In Ashley Zhou’s words:
再见。Zai jian. Goodbye.
In Chinese, the translation for “goodbye” is comprised of two characters. Literally, it means “see you again.” I think that’s beautiful. I think it’s also fitting that we sang “再见” for the graduation of our seventh-graders and then Charlie Puth’s “See You Again” for summer camp graduation. Our relationship with Dandelion doesn’t end with goodbye.
我怕我没有机会更你说一声再见。Wo pa wo mei you ji hui geng ni shuo yi sheng zai jian. I’m afraid I won’t have the chance to tell you goodbye.
Parting is always difficult, and particularly so when everyone is in tears. Summer camp was comprised of 10 challenging days, but in that span of time lasting relationships and bonds were fostered. On summer camp graduation day, every single one of my volunteers, who ranged in personality from effervescent to reticent, had shiny tear trails on blotchy faces. And the students, even the tough cool boys, dissolved into earnest tears and earnest embraces. Sometimes it’s difficult to articulate a proper goodbye—I know I hate doing it. I couldn’t really do anything but hug my students and cry together.
因为也许就再也见不到你。Yin wei ye xu jiu zai ye jian bu dao ni.
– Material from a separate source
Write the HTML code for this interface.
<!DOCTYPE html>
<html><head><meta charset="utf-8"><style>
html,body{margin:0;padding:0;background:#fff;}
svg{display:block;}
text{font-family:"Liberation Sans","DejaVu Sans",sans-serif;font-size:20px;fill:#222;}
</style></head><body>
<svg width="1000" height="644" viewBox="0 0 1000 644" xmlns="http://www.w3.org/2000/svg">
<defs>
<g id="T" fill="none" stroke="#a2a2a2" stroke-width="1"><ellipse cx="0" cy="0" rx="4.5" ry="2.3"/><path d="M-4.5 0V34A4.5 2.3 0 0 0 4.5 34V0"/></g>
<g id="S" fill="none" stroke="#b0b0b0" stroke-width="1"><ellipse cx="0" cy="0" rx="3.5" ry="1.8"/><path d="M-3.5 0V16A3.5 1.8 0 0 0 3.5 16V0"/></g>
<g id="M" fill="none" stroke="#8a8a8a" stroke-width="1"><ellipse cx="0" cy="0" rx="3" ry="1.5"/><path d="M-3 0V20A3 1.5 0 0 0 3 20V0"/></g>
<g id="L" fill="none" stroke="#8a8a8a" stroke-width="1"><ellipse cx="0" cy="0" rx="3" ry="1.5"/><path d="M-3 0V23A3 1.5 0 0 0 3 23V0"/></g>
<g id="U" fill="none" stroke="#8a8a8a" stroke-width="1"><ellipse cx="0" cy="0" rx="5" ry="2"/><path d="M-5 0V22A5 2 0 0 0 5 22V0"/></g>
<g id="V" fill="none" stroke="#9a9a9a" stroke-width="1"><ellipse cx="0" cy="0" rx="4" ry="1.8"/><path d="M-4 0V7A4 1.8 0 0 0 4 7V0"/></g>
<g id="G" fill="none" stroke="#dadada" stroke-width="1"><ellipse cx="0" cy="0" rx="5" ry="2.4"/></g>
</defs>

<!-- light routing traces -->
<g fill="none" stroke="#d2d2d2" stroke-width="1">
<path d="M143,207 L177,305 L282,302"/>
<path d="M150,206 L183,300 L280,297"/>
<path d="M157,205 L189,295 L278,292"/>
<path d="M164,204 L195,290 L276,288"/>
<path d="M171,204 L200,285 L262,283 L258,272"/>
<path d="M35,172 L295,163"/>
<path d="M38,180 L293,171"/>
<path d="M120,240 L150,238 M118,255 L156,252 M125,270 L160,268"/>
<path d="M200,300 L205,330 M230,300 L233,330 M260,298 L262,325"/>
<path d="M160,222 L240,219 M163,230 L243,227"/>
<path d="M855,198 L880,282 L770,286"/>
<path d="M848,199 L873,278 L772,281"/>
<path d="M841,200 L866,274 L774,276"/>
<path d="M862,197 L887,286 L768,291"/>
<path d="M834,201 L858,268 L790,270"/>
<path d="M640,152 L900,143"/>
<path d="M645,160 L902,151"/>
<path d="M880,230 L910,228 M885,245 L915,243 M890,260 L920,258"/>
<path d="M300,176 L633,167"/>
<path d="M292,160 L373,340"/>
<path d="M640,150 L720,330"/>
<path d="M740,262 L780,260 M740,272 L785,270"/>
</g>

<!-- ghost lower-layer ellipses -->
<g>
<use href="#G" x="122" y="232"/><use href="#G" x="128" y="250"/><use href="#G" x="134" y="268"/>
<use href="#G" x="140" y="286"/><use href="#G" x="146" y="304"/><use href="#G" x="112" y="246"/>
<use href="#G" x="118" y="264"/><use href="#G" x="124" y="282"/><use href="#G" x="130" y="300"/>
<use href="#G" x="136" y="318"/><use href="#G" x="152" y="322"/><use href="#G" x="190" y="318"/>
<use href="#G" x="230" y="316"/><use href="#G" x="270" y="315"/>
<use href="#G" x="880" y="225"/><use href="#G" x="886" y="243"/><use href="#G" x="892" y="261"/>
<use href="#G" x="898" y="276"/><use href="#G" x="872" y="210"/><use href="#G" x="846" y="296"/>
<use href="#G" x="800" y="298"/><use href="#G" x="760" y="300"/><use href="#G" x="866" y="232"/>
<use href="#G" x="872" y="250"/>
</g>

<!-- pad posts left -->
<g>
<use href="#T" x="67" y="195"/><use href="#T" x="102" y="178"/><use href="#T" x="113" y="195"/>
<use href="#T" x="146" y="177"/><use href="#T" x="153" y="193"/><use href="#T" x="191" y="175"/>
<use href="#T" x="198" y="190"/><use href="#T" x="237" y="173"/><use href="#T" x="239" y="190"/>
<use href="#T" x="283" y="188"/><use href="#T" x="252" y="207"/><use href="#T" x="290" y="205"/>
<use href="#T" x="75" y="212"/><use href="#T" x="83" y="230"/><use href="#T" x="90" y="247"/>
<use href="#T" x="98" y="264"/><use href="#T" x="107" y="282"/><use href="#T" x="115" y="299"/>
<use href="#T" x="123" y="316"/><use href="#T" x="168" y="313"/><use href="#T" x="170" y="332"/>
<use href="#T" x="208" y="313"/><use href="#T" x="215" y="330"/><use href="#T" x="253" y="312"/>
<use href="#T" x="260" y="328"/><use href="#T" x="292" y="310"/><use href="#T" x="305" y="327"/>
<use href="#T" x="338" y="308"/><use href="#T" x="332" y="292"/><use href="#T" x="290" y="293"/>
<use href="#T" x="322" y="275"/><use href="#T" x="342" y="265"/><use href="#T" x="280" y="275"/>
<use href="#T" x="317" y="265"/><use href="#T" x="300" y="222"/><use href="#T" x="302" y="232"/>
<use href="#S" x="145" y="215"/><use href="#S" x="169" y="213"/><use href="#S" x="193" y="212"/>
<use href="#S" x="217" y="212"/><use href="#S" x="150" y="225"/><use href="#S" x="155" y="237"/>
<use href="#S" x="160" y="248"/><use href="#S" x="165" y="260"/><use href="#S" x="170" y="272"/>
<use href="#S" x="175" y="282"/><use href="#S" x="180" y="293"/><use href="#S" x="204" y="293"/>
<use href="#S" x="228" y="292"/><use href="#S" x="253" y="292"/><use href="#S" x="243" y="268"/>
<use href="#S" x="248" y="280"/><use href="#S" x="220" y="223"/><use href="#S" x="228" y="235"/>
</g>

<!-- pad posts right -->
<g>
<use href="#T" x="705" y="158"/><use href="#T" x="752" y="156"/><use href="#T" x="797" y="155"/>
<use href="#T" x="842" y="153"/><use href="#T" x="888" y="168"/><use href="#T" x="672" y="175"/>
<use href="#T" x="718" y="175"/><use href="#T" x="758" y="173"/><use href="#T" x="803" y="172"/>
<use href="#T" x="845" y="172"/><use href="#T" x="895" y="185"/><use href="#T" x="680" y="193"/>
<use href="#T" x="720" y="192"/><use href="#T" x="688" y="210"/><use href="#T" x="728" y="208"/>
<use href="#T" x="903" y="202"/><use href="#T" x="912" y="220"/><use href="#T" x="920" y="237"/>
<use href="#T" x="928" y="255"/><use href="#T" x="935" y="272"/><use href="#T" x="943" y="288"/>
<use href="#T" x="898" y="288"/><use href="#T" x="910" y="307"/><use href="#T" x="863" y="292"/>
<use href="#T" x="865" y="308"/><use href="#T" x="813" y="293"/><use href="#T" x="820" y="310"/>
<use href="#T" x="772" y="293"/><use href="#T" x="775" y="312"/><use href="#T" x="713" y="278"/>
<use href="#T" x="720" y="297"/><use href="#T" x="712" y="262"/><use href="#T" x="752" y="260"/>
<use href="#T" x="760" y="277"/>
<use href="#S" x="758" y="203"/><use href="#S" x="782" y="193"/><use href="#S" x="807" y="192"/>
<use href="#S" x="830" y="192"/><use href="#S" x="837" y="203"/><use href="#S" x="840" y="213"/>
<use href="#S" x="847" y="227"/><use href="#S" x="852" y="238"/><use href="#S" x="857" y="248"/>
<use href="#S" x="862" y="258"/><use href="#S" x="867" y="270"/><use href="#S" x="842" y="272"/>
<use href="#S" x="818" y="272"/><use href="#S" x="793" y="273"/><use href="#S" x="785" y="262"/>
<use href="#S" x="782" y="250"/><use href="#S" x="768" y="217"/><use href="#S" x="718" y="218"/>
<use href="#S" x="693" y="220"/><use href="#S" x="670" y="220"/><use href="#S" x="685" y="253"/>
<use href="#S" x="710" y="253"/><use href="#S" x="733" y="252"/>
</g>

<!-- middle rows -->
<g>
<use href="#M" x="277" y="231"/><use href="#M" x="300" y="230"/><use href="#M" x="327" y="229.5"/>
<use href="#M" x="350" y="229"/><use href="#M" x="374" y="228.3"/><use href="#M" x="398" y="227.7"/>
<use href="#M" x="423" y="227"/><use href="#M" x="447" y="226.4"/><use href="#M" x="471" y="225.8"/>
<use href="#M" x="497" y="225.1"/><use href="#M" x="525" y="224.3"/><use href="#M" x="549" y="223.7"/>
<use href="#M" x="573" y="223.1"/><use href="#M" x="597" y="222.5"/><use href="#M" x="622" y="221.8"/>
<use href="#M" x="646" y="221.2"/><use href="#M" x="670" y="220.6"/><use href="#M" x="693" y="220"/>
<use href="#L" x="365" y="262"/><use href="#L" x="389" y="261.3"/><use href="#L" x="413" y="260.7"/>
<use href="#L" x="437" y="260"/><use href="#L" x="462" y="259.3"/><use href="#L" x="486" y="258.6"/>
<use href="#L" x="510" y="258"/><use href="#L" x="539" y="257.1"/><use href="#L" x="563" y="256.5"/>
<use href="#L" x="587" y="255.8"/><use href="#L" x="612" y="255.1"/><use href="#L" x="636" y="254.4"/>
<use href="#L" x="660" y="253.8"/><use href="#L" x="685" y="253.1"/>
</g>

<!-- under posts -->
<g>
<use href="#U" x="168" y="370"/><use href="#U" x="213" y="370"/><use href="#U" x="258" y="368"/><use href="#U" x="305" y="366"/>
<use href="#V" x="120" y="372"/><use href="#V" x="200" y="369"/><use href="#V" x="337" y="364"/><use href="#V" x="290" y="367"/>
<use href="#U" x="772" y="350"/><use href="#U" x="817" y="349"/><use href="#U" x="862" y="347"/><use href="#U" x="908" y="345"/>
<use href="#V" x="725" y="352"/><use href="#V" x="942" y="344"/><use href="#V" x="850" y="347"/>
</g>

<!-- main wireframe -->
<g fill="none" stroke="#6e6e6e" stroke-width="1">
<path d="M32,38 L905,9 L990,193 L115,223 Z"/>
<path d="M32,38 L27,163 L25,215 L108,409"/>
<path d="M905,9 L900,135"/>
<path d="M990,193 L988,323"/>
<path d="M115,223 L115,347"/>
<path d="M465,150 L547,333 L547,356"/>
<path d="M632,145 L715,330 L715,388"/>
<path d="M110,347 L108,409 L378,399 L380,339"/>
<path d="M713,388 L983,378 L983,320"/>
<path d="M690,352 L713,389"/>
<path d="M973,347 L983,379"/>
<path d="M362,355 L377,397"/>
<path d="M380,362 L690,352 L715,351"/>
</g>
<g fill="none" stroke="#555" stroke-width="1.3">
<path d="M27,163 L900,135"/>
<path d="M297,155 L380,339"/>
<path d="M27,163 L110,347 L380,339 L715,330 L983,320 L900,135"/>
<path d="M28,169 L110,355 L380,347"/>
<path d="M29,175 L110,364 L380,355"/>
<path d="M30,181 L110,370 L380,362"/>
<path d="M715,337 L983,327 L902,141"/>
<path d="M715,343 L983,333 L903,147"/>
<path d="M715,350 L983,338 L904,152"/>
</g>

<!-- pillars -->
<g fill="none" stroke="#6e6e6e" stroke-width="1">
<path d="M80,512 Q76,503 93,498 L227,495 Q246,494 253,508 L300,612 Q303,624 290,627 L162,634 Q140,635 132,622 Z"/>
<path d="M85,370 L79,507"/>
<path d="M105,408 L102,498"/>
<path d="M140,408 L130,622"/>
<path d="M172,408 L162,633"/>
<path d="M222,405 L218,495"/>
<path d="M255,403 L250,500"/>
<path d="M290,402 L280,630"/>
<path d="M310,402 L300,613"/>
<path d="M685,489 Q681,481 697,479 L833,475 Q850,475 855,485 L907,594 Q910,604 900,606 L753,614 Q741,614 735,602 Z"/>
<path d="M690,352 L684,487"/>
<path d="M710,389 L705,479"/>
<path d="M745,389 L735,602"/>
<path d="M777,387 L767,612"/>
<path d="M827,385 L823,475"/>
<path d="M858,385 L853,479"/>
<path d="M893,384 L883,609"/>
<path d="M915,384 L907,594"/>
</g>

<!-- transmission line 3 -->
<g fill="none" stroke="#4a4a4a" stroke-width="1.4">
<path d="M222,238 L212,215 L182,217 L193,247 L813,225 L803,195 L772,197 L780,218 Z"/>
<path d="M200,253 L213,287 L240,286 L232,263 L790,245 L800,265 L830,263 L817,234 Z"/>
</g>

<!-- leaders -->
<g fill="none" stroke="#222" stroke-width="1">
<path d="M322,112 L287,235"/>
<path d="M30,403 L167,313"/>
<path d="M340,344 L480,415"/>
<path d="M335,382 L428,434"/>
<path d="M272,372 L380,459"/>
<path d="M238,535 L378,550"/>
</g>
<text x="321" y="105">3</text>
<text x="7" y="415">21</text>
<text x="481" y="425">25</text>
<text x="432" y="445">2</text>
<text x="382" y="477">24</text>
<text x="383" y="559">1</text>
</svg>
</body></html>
Because there’s the possibility that I might never meet you again.
It’s also difficult knowing that even if I do return to Dandelion, that doesn’t mean all of my students will. Among my seventh-graders, there are many whose goodbyes were more permanent, who will be returning to their laojia. For me, one of my most heartbreaking moments during summer camp was returning to my classroom after the Forbidden City field trip to see “Ashley 我 Billy 回来过, 再见” scrawled across the blackboard, Ashley, I, Billy, came back. Goodbye.” He’d come to visit me on the one day I wasn’t there, and because he was returning to his laojia, he would not be able to visit again. And I didn’t get the chance to tell him goodbye.
明夜我要离开熟悉的地方和你。Ming ye wo yao li kai shou xi de di fang he ni. Tomorrow night I will leave this familiar place and you.
Leaving Dandelion, the place that had become our home for ten weeks, was strange, particularly with the notion that Dandelion will be moving campuses, and this colorful assortment of buildings will never be Dandelion again. But Dandelion wasn’t quite Dandelion without students milling about, haphazard basketballs flying everywhere, the simple melodies announcing the start of class. We’d really said our goodbyes when we bid goodbye to our students.
要分离我眼泪就掉下去。Yao fen li wo yan lei jiu diao xia qu. Leaving has my tears falling.
The tears really come in phases. A few teardrops even as we’re telling the students to smile, to stop crying, that it’s okay. A few more later on the airplane as we casually browse through pictures, and through them, an entire summer. A torrent of tears even later when we’re back home and realize we’re different now, and inherently, home feels different too.
我会牢牢记住你的脸。Wo hui lao lao ji zhu ni de lian. I will always remember your face.
My students’ faces are still clear in my mind, their expressions distinctive whether mischievous or confused or sweet. I do wonder how they’ll change as they grow. I wonder if I’ll recognize them if I go back to visit.
我会珍惜你给的思念。Wo hui zhen xing ni gei de si nian. I will cherish the memories you give.
It’s difficult to describe the experience when asked; there are so many little facets to it, joyful and somber and transformative alike. Sometimes something my little sister does will remind me of yet another, and I’ll tell her a story or perhaps keep the memory to myself to cherish and go over.
这些日子在我行中永远都不会抹去。Zhe xie ri zi zai wo xing zhong yong yuan do bu hui mo qu. These past few days never will leave my heart.
When we’re in the classroom or lessonplanning or even just hanging out with the students, it’s difficult to care as much about life back home. So many things just feel superficial when we’re working with these kids, these human beings, whose lives we’re trying to impact but realistically are constrained by systemic barriers we can’t do anything about. Even when back home, it’s difficult to reprioritize, to reengage with our lives. It’ll be a long time until things feel “normal.”
我不能答应你我是否会自回来。Wo bu neng da ying ni wo shi fou hui zai hui lai. I cannot promise that I will return.
Perhaps it’s most difficult of all to face the kids’ questions. Some of them are more cautious, asking if we will return; others are adamant, asking when we will return. I want to be able to give an answer. I know I want to return. But I don’t know if I can and I honestly don’t know if I will, let alone when.
不回头不回头的走下去。Bu hui tou bu hui tou de zou xia qu. Not turning back, not turning back, I will walk on.
I’d like to see my seventh-graders graduate in two years, to see my summer camp kids grow into tall, proud eighth-graders. But even if I don’t, I won’t leave Dandelion Middle School behind. I’ll carry the memories with me, nurture the relationships that developed, and return constantly to the lessons my students taught me.
再见, Dandelion. Goodbye. And see you again.